From the 2000 census, 749 or 65.1% belonged to the Swiss Reformed Church, while 179 or 15.6% were Roman Catholic. Of the rest of the population, there were 2 members of an Orthodox church (or about 0.17% of the population), there were 5 individuals (or about 0.43% of the population) who belonged to the Christian Catholic Church, and there were 53 individuals (or about 4.60% of the population) who belonged to another Christian church. There was 1 individual who was Jewish, and 23 (or about 2.00% of the population) who were Islamic. There was 1 person who was Buddhist and 1 individual who belonged to another church. 107 (or about 9.30% of the population) belonged to no church, are agnostic or atheist, and 30 individuals (or about 2.61% of the population) did not answer the question.

==Education==
In Sutz-Lattrigen about 58.8% of the population have completed non-mandatory upper secondary education, and 22.7% have completed additional higher education (either university or a Fachhochschule).

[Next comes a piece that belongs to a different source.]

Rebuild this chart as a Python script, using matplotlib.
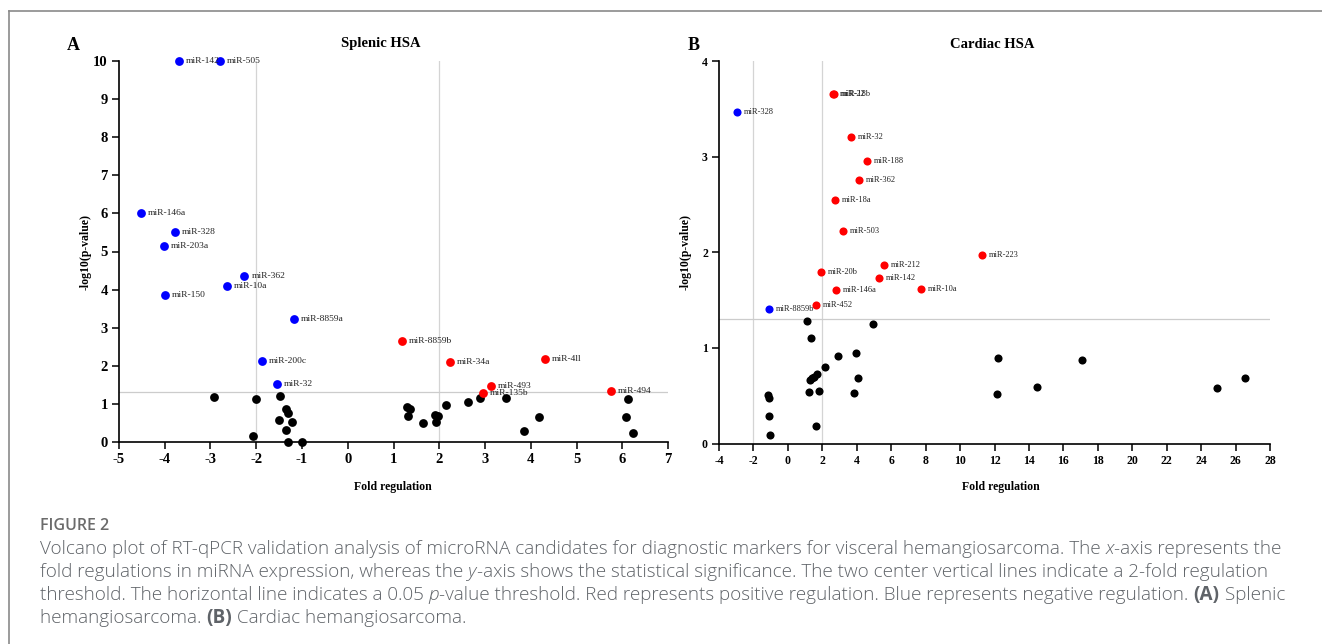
import matplotlib
matplotlib.use("Agg")
import matplotlib.pyplot as plt
from matplotlib.lines import Line2D

plt.rcParams["axes.unicode_minus"] = False

# ---------------- Data ----------------
# Panel A: Splenic HSA
a_blue_names = ["miR-142", "miR-505", "miR-146a", "miR-328", "miR-203a", "miR-362",
                "miR-10a", "miR-150", "miR-8859a", "miR-200c", "miR-32"]
a_blue_x = [-3.69, -2.79, -4.53, -3.78, -4.02, -2.26, -2.65, -3.99, -1.17, -1.88, -1.55]
a_blue_y = [10.0, 10.0, 6.0, 5.52, 5.14, 4.37, 4.10, 3.87, 3.22, 2.13, 1.53]

a_red_names = ["miR-8859b", "miR-34a", "miR-4ll", "miR-493", "miR-135b", "miR-494"]
a_red_x = [1.18, 2.23, 4.31, 3.13, 2.95, 5.75]
a_red_y = [2.65, 2.09, 2.17, 1.47, 1.29, 1.34]

a_black_x = [-2.92, -2.00, -1.47, -1.34, -1.31, -1.50, -1.21, -1.35, -2.07, -1.30, -1.01,
             1.30, 1.35, 1.31, 1.64, 1.91, 1.98, 1.92, 2.14, 2.63, 2.88, 3.45, 3.85, 4.17,
             6.12, 6.09, 6.23]
a_black_y = [1.19, 1.13, 1.21, 0.87, 0.76, 0.59, 0.53, 0.31, 0.17, 0.01, 0.01,
             0.91, 0.86, 0.69, 0.51, 0.70, 0.69, 0.53, 0.98, 1.05, 1.16, 1.16, 0.29, 0.65,
             1.13, 0.66, 0.23]

# Panel B: Cardiac HSA
b_blue_names = ["miR-328", "miR-8859b"]
b_blue_x = [-2.94, -1.10]
b_blue_y = [3.47, 1.41]

b_red_names = ["miR-22", "miR-18b", "miR-32", "miR-188", "miR-362", "miR-18a", "miR-503",
               "miR-223", "miR-212", "miR-20b", "miR-142", "miR-146a", "miR-10a", "miR-452"]
b_red_x = [2.64, 2.66, 3.65, 4.58, 4.11, 2.74, 3.20, 11.29, 5.56, 1.92, 5.31, 2.78, 7.73, 1.65]
b_red_y = [3.65, 3.65, 3.21, 2.95, 2.76, 2.55, 2.22, 1.97, 1.87, 1.79, 1.73, 1.61, 1.62, 1.45]

b_black_x = [1.10, 4.97, 1.36, 2.90, 3.98, 2.16, 1.70, 1.49, 1.40, 1.31, 4.05, 1.20, 1.79,
             3.82, 1.63, -1.13, -1.12, -1.10, -1.06, 12.23, 12.14, 14.44, 17.10, 24.90, 26.55]
b_black_y = [1.28, 1.25, 1.10, 0.92, 0.95, 0.80, 0.73, 0.70, 0.68, 0.66, 0.68, 0.54, 0.55,
             0.53, 0.18, 0.51, 0.48, 0.29, 0.09, 0.89, 0.52, 0.59, 0.87, 0.58, 0.68]

a_xticks = list(range(-5, 8))
a_yticks = list(range(0, 11))
b_xticks = list(range(-4, 29, 2))
b_yticks = list(range(0, 5))

fold_threshold = 2
p_threshold = 1.301

SERIF = "Liberation Serif"
SANS = "Open Sans"

W, H = 1322, 644
fig = plt.figure(figsize=(W / 100, H / 100), dpi=100)
fig.patch.set_facecolor("white")


def fx(px):
    return px / W


def fy(py):
    return 1 - py / H


def make_panel(rect, bx, by, bn, rx, ry, rn, kx, ky, xlim, ylim, xt, yt,
               tick_fs, lab_fs, ms, title, title_x, xl_fs, xlab_x, xlab_y, ylab_x):
    ax = fig.add_axes(rect)
    ax.set_xlim(*xlim)
    ax.set_ylim(*ylim)
    for s in ["top", "right"]:
        ax.spines[s].set_visible(False)
    for s in ["left", "bottom"]:
        ax.spines[s].set_linewidth(1.2)
    ax.set_xticks(xt)
    ax.set_yticks(yt)
    ax.tick_params(direction="out", length=5, width=1.1, pad=3)
    for lab in ax.get_xticklabels() + ax.get_yticklabels():
        lab.set_fontfamily(SERIF)
        lab.set_fontweight("bold")
        lab.set_fontsize(tick_fs)
    ax.axvline(-fold_threshold, color="#d4d4d4", lw=0.9, zorder=1)
    ax.axvline(fold_threshold, color="#d4d4d4", lw=0.9, zorder=1)
    ax.axhline(p_threshold, color="#cccccc", lw=0.9, zorder=1)
    ax.scatter(kx, ky, s=ms, color="black", zorder=3, clip_on=False, linewidths=0)
    ax.scatter(bx, by, s=ms, color="#0000ff", zorder=4, clip_on=False, linewidths=0)
    ax.scatter(rx, ry, s=ms, color="#ff0000", zorder=4, clip_on=False, linewidths=0)
    for n, x, y in list(zip(bn, bx, by)) + list(zip(rn, rx, ry)):
        ax.annotate(n, (x, y), xytext=(5, 0), textcoords="offset points",
                    va="center", ha="left", fontsize=lab_fs, family=SERIF,
                    color="#222222", zorder=5)
    ax.text(title_x, 1.0 + 17 / (rect[3] * H), title, transform=ax.transAxes,
            ha="center", va="center", fontsize=10.5, fontweight="bold", family=SERIF)
    ax.set_xlabel("Fold regulation", fontsize=xl_fs, fontweight="bold", family=SERIF)
    ax.set_ylabel("-log10(p-value)", fontsize=xl_fs, fontweight="bold", family=SERIF)
    ax.xaxis.set_label_coords(xlab_x, xlab_y)
    ax.yaxis.set_label_coords(ylab_x, 0.5)
    ax.xaxis.label.set_va("center")
    ax.yaxis.label.set_va("center")
    return ax


rectA = [fx(119), fy(442), fx(668) - fx(119), fy(61) - fy(442)]
rectB = [fx(719), fy(443.5), fx(1270) - fx(719), fy(61) - fy(443.5)]

axA = make_panel(rectA, a_blue_x, a_blue_y, a_blue_names, a_red_x, a_red_y, a_red_names,
                 a_black_x, a_black_y, (-5, 7), (0, 10), a_xticks, a_yticks,
                 10.5, 6.8, 40, "Splenic HSA", 0.477, 8.5,
                 (393 - 119) / 549, (442 - 487) / 381, (86 - 119) / 549)
axB = make_panel(rectB, b_blue_x, b_blue_y, b_blue_names, b_red_x, b_red_y, b_red_names,
                 b_black_x, b_black_y, (-4, 28), (0, 4), b_xticks, b_yticks,
                 8.5, 6.0, 34, "Cardiac HSA", 0.496, 8.5,
                 (1001 - 719) / 551, (443.5 - 487) / 382.5, (686 - 719) / 551)

fig.text(fx(73), fy(46), "A", fontsize=13, fontweight="bold", family=SERIF,
         ha="center", va="center")
fig.text(fx(694), fy(46), "B", fontsize=13, fontweight="bold", family=SERIF,
         ha="center", va="center")

# Frame lines
fig.add_artist(Line2D([fx(9), 1.0], [fy(11), fy(11)], color="#8a8a8a", lw=1.2,
                      transform=fig.transFigure))
fig.add_artist(Line2D([fx(9), fx(9)], [fy(11), 0.0], color="#8a8a8a", lw=1.2,
                      transform=fig.transFigure))

# Caption
cap_color = "#5f6368"
cap_fs = 13.6
fig.text(fx(40), fy(526), "FIGURE 2", fontsize=11.5, fontweight="semibold", family=SANS,
         color="#6b6b6b", ha="left", va="center")

renderer = fig.canvas.get_renderer()


def draw_segments(segments, x0, ypx):
    x = fx(x0)
    for txt, style, weight in segments:
        t = fig.text(x, fy(ypx), txt, fontsize=cap_fs, family=SANS, style=style,
                     fontweight=weight, color=cap_color, ha="left", va="center")
        bb = t.get_window_extent(renderer=renderer)
        x += bb.width / W


cap_lines = [
    [("Volcano plot of RT-qPCR validation analysis of microRNA candidates for diagnostic markers for visceral hemangiosarcoma. The ", "normal", "light"),
     ("x", "italic", "light"), ("-axis represents the", "normal", "light")],
    [("fold regulations in miRNA expression, whereas the ", "normal", "light"),
     ("y", "italic", "light"),
     ("-axis shows the statistical significance. The two center vertical lines indicate a 2-fold regulation", "normal", "light")],
    [("threshold. The horizontal line indicates a 0.05 ", "normal", "light"),
     ("p", "italic", "light"),
     ("-value threshold. Red represents positive regulation. Blue represents negative regulation. ", "normal", "light"),
     ("(A)", "normal", "bold"), (" Splenic", "normal", "light")],
    [("hemangiosarcoma. ", "normal", "light"), ("(B)", "normal", "bold"),
     (" Cardiac hemangiosarcoma.", "normal", "light")],
]
for i, segs in enumerate(cap_lines):
    draw_segments(segs, 40, 549 + 23 * i)

fig.savefig("out.png", dpi=100, facecolor="white")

Of the 165 who had completed some form of tertiary schooling listed in the census, 72.1% were Swiss men, 23.0% were Swiss women.

The Canton of Bern school system provides one year of non-obligatory Kindergarten, followed by six years of Primary school. This is followed by three years of obligatory lower Secondary school where the students are separated according to ability and aptitude. Following the lower Secondary students may attend additional schooling or they may enter an apprenticeship.

During the 2011-12 school year, there were a total of 120 students attending classes in Sutz-Lattrigen. There was one kindergarten class with a total of 24 students in the municipality. Of the kindergarten students, 4.2% were permanent or temporary residents of Switzerland (not citizens). The municipality had 4 primary classes and 96 students. Of the primary students, 5.2% were permanent or temporary residents of Switzerland (not citizens) and 12.5% have a different mother language than the classroom language.

As of In 2000 2000, there were a total of 86 students attending any school in the municipality. Of those, 72 both lived and attended school in the municipality, while 14 students came from another municipality. During the same year, 111 residents attended schools outside the municipality.